Pour combattre Boko Haram, les quatre pays riverains du lac Tchad et le Bénin ont mis sur pied une Force d’intervention conjointe multinationale (MNJTF). Que peut-on attendre de celle-ci ? Cette réponse est-elle à même de faire face à la menace terroriste ?
La force multinationale conjointe qui a été mise en place par la commission du Bassin du Lac Tchad est également une réponse opérationnelle indispensable à la menace terroriste Boko Haram. Toutefois, il semble que cette mobilisation régionale soit de moins en moins adaptée à l’évolution de la menace terroriste sur l’ensemble des pays voisins. Le contexte et les réalités stratégiques qui ont présidé à la création de cette force semblent aujourd’hui caducs. La mobilisation de 8700 soldats pour faire face au groupe djihadiste ne correspond plus aux attentats actuellement perpétrés.
Cette mobilisation avait eu lieu au moment où Boko Haram occupait plus de trente-six localités dans trois des Etats du Nigéria au Nord-Est du pays et où l’armée nigériane se montrait incapable de reprendre le contrôle de ces territoires. Aujourd’hui on assiste à une multiplication des attentats terroristes meurtriers dans tous les pays de la région : Nigéria (Maiduguri, Borno), Tchad (Bagasola, Ndjamena), Niger (Diffa) et Cameroun (Kangaleri, Fotokol, Maroua). Le fait de mobiliser des soldats aux frontières des différents pays ne permettra certainement pas d’endiguer Boko Haram dans sa stratégie actuelle qui lui permet d’alterner remarquablement offensives éclaires contre des villages et attentats-suicides à l’intérieur des pays.
Si le déploiement de ces 8700 hommes demeure un effort à saluer, il faut relever que le volume des contributions par pays (Nigéria 3750, Tchad 3000, Cameroun 2650, Niger 1000 et Benin 750) et l’élection de Muhammadu Buhari ont bouleversé les ambitions de positionnement de certains pays membres. En effet, le Cameroun, le Tchad et le Niger avaient initialement souhaité une force multinationale avec un commandement tournant tous les six mois, mais le Président Buhari a estimé qu’au regard des troupes fournies et compte tenu des opérations qui se dérouleront sur son sol, un commandement unique nigérian était de nature à améliorer l’efficacité de la stratégie militaire. Une décision unilatérale qui ne restera peut-être pas sans alimenter les querelles de leadership.

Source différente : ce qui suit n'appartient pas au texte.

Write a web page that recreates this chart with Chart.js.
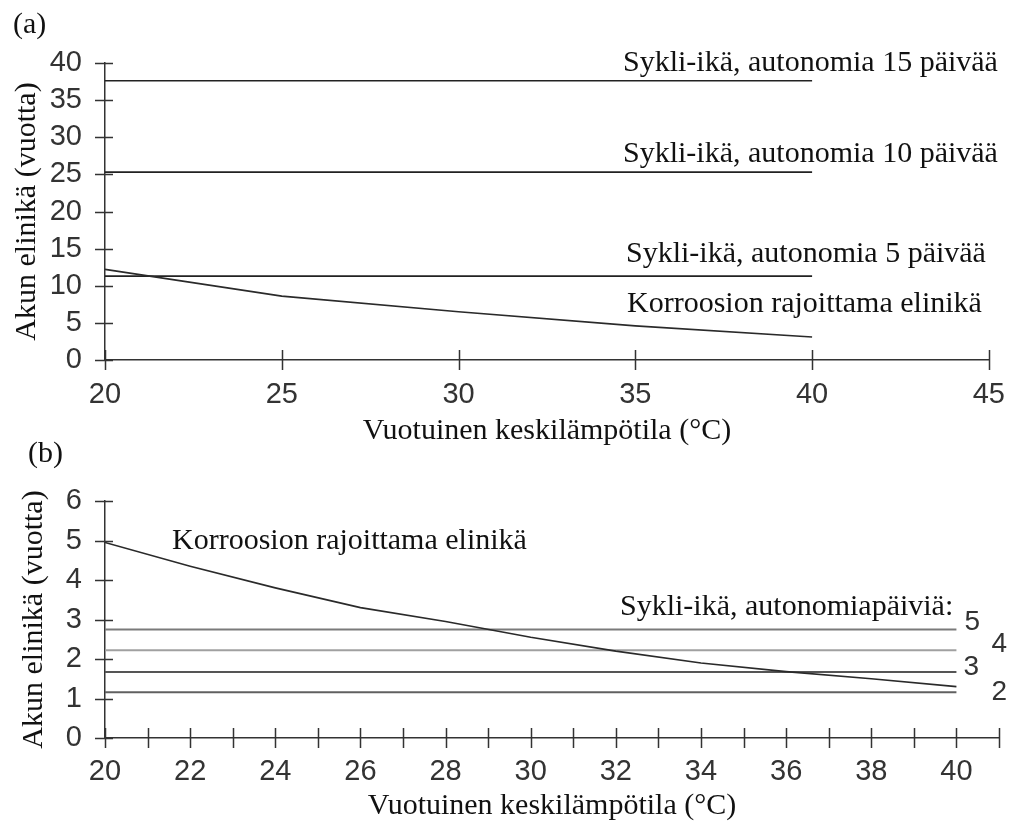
<!DOCTYPE html>
<html><head><meta charset="utf-8">
<script src="https://cdn.jsdelivr.net/npm/chart.js@4.4.0/dist/chart.umd.min.js"></script>
<style>
html,body{margin:0;padding:0;background:#fff;width:1023px;height:827px;overflow:hidden;position:relative;}
.wrap{position:absolute;left:0;width:1023px;}
#wa{top:0;height:452px;}
#wb{top:440px;height:387px;}
.lab{position:absolute;font-family:"Liberation Serif","Times New Roman",serif;font-size:30px;color:#111;line-height:1;}
</style></head><body>
<div class="wrap" id="wa"><canvas id="ca" width="1023" height="452"></canvas></div>
<div class="wrap" id="wb"><canvas id="cb" width="1023" height="387"></canvas></div>
<div class="lab" style="left:13px;top:8px">(a)</div>
<div class="lab" style="left:28px;top:437px">(b)</div>
<script>
// ---------- Data: panel (a) ----------
const tempA = [20, 25, 30, 35, 40];
const corrosionA = [12.2, 8.6, 6.5, 4.6, 3.1];
const autonomyDaysA = [15, 10, 5];
const cycleLifeA = [37.6, 25.3, 11.3];
const spanA = [20, 40];
const xTicksA = [20, 25, 30, 35, 40, 45];
const yTicksA = [0, 5, 10, 15, 20, 25, 30, 35, 40];

// ---------- Data: panel (b) ----------
const tempB = [20, 22, 24, 26, 28, 30, 32, 34, 36, 38, 40];
const corrosionB = [4.95, 4.35, 3.8, 3.3, 2.95, 2.55, 2.2, 1.9, 1.68, 1.5, 1.3];
const autonomyDaysB = [5, 4, 3, 2];
const cycleLifeB = [2.75, 2.22, 1.67, 1.16];
const spanB = [20, 40];
const xTicksB = [20, 21, 22, 23, 24, 25, 26, 27, 28, 29, 30, 31, 32, 33, 34, 35, 36, 37, 38, 39, 40, 41];
const yTicksB = [0, 1, 2, 3, 4, 5, 6];

// ---------- Text ----------
const yTitle = 'Akun elinikä (vuotta)';
const xTitle = 'Vuotuinen keskilämpötila (°C)';
const corrosionLabel = 'Korroosion rajoittama elinikä';
const cycleLabelA = d => 'Sykli-ikä, autonomia ' + d + ' päivää';
const cycleLabelB = 'Sykli-ikä, autonomiapäiviä:';

const SERIF = '"Liberation Serif","Times New Roman",serif';
const SANS = '"Liberation Sans",Arial,sans-serif';
const AXIS = '#333';
const TXT = '#111';

const crossTicks = {
  id: 'crossTicks',
  afterDraw(chart) {
    const {ctx, chartArea} = chart;
    const xs = chart.scales.x, ys = chart.scales.y;
    ctx.save();
    ctx.strokeStyle = AXIS;
    ctx.lineWidth = 1.5;
    ctx.beginPath();
    xs.ticks.forEach(t => {
      const px = Math.round(xs.getPixelForValue(t.value)) + 0.5;
      ctx.moveTo(px, chartArea.bottom - 10);
      ctx.lineTo(px, chartArea.bottom + 10);
    });
    ys.ticks.forEach(t => {
      const py = Math.round(ys.getPixelForValue(t.value)) + 0.5;
      ctx.moveTo(chartArea.left - 10, py);
      ctx.lineTo(chartArea.left + 8, py);
    });
    ctx.stroke();
    ctx.restore();
  }
};

function fixedTicks(list) {
  return function (scale) {
    scale.ticks = list.map(v => ({value: v}));
  };
}

function scalesFor(o) {
  return {
    x: {
      type: 'linear', min: o.xmin, max: o.xmax,
      afterBuildTicks: fixedTicks(o.xticks),
      ticks: {
        font: {family: SANS, size: 29}, color: AXIS, padding: o.xpad,
        maxRotation: 0, autoSkip: false,
        callback: o.xlabel
      },
      grid: {display: false, drawTicks: false},
      border: {display: true, color: AXIS, width: 1.5},
      title: {display: true, text: xTitle, color: TXT,
        font: {family: SERIF, size: 30}, padding: {top: 0, bottom: o.xtpad}},
      afterFit(s) { s.height = o.xh; }
    },
    y: {
      type: 'linear', min: o.ymin, max: o.ymax,
      afterBuildTicks: fixedTicks(o.yticks),
      ticks: {font: {family: SANS, size: 29}, color: AXIS, padding: 23, autoSkip: false},
      grid: {display: false, drawTicks: false},
      border: {display: true, color: AXIS, width: 1.5},
      title: {display: true, text: yTitle, color: TXT,
        font: {family: SERIF, size: 30}, padding: {top: o.ytpad, bottom: 0}},
      afterFit(s) { s.width = 105; }
    }
  };
}

// ---------- Chart (a) ----------
const dsA = [{
  data: tempA.map((t, i) => ({x: t, y: corrosionA[i]})),
  borderColor: '#2a2a2a', borderWidth: 1.6
}].concat(cycleLifeA.map(v => ({
  data: spanA.map(t => ({x: t, y: v})),
  borderColor: '#222', borderWidth: 1.6
})));

const annotA = {
  id: 'annotA',
  afterDraw(chart) {
    const {ctx} = chart;
    const ys = chart.scales.y;
    ctx.save();
    ctx.fillStyle = TXT;
    ctx.font = '30px ' + SERIF;
    ctx.textBaseline = 'alphabetic';
    ctx.textAlign = 'left';
    const lift = [10, 10, 14];
    autonomyDaysA.forEach((d, i) => {
      ctx.fillText(cycleLabelA(d), i === 2 ? 626 : 623, ys.getPixelForValue(cycleLifeA[i]) - lift[i]);
    });
    ctx.fillText(corrosionLabel, 627, ys.getPixelForValue(cycleLifeA[2]) + 36);
    ctx.restore();
  }
};

new Chart(document.getElementById('ca'), {
  type: 'line',
  data: {datasets: dsA},
  options: {
    responsive: false, animation: false, events: [],
    layout: {padding: {left: 0, right: 24, top: 63, bottom: 0}},
    plugins: {legend: {display: false}, tooltip: {enabled: false}},
    elements: {point: {radius: 0}, line: {tension: 0}},
    scales: scalesFor({xmin: 20, xmax: 45, ymin: 0, ymax: 40, xticks: xTicksA, yticks: yTicksA,
      xpad: 18, xtpad: 3, xh: 92, ytpad: 9, xlabel: v => v})
  },
  plugins: [crossTicks, annotA]
});

// ---------- Chart (b) ----------
const lineColorsB = ['#7a7a7a', '#a0a0a0', '#555', '#606060'];
const dsB = [{
  data: tempB.map((t, i) => ({x: t, y: corrosionB[i]})),
  borderColor: '#2a2a2a', borderWidth: 1.6
}].concat(cycleLifeB.map((v, i) => ({
  data: spanB.map(t => ({x: t, y: v})),
  borderColor: lineColorsB[i], borderWidth: 2
})));

const annotB = {
  id: 'annotB',
  afterDraw(chart) {
    const {ctx} = chart;
    const xs = chart.scales.x, ys = chart.scales.y;
    ctx.save();
    ctx.fillStyle = TXT;
    ctx.font = '30px ' + SERIF;
    ctx.textBaseline = 'alphabetic';
    ctx.textAlign = 'left';
    ctx.fillText(corrosionLabel, 172, ys.getPixelForValue(corrosionB[0]) + 7);
    ctx.fillText(cycleLabelB, 620, ys.getPixelForValue(cycleLifeB[0]) - 14);
    ctx.font = '28px ' + SANS;
    ctx.fillStyle = AXIS;
    ctx.textBaseline = 'middle';
    const endX = xs.getPixelForValue(spanB[1]);
    const dx = [8, 35, 7, 35];
    const dy = [-7, -6, -5, 0];
    autonomyDaysB.forEach((d, i) => {
      ctx.fillText(String(d), endX + dx[i], ys.getPixelForValue(cycleLifeB[i]) + dy[i]);
    });
    ctx.restore();
  }
};

new Chart(document.getElementById('cb'), {
  type: 'line',
  data: {datasets: dsB},
  options: {
    responsive: false, animation: false, events: [],
    layout: {padding: {left: 0, right: 24, top: 61, bottom: 0}},
    plugins: {legend: {display: false}, tooltip: {enabled: false}},
    elements: {point: {radius: 0}, line: {tension: 0}},
    scales: scalesFor({xmin: 20, xmax: 41, ymin: 0, ymax: 6, xticks: xTicksB, yticks: yTicksB,
      xpad: 17, xtpad: 3, xh: 89, ytpad: 16, xlabel: v => (v % 2 === 0 && v <= 40) ? v : ''})
  },
  plugins: [crossTicks, annotB]
});
</script>
</body></html>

Par ailleurs, au-delà du succès diplomatique qui a permis cette mobilisation, des défis opérationnels, financiers et tactiques demeurent dans la mise en œuvre de la Force. Le premier défi opérationnel de la mission est lié à la réactivation de l’unité régionale d’échange du renseignement. Même si les Etats de la région expriment une volonté de mutualiser leurs efforts et leurs moyens dans la guerre contre Boko Haram, cette volonté se heurte à des appareils de défense et à des unités de renseignement très fortement cloisonnés. Deuxièmement, sur le plan financier, malgré la promesse nigériane d’injecter 100 millions de dollars pour l’opérationnalisation de la Force et les déclarations d’intention des Etats membres, la question du financement reste une équation à plusieurs inconnus au regard de la diplomatie de relégation développée par les grandes puissances sur les dossiers stratégiques internationaux actuels.
Sur le plan tactique, les 8700 hommes à déployer semblent ne pas suffire pour mettre Boko Haram hors d’état de nuire. Comparaison n’est pas raison ! Mais les 20 000 hommes déployés en Somalie pour faire la guerre aux Shebab ont certes récupéré des territoires sous leur contrôle, mais cela ne les a pas empêché de perpétrer des attentats au Kenya et dans la région. Au moment où Boko Haram retrouve le mode opératoire classique des groupes terroristes en multipliant des attentats à l’intérieur des pays, le déploiement des troupes et les équipements militaires lourds dans les trois secteurs frontaliers autour du Lac Tchad pourraient s’avérer moins adaptés à l’offensive asymétrique de la nébuleuse.
Face à ces dispositifs, le mode opératoire de Boko Haram a-t-il évolué ? Comment le groupe djihadiste opère-t-il ?
Le mode opératoire de Boko Haram a en effet évolué au cours des derniers mois. Il faut rappeler que depuis 2012, la capacité de nuisance du groupe a changé sur le plan conventionnel. Son positionnement sur le territoire était parfaitement observable avec une logistique militaire appropriée et une offensive militaire conventionnelle pour la conquête des territoires. Aujourd’hui, cette capacité de nuisance a été remarquablement amoindrie par la mobilisation régionale et précisément par l’entrée en guerre du Tchad contre la nébuleuse. Le mode opératoire de Boko Haram s’est transformé et consiste désormais à faire face à la riposte régionale en appliquant une stratégie de contournement de cette coordination des efforts régionaux et en perpétrant des attentats à l’intérieur des territoires des différents pays qui se sont réunis pour contenir la menace.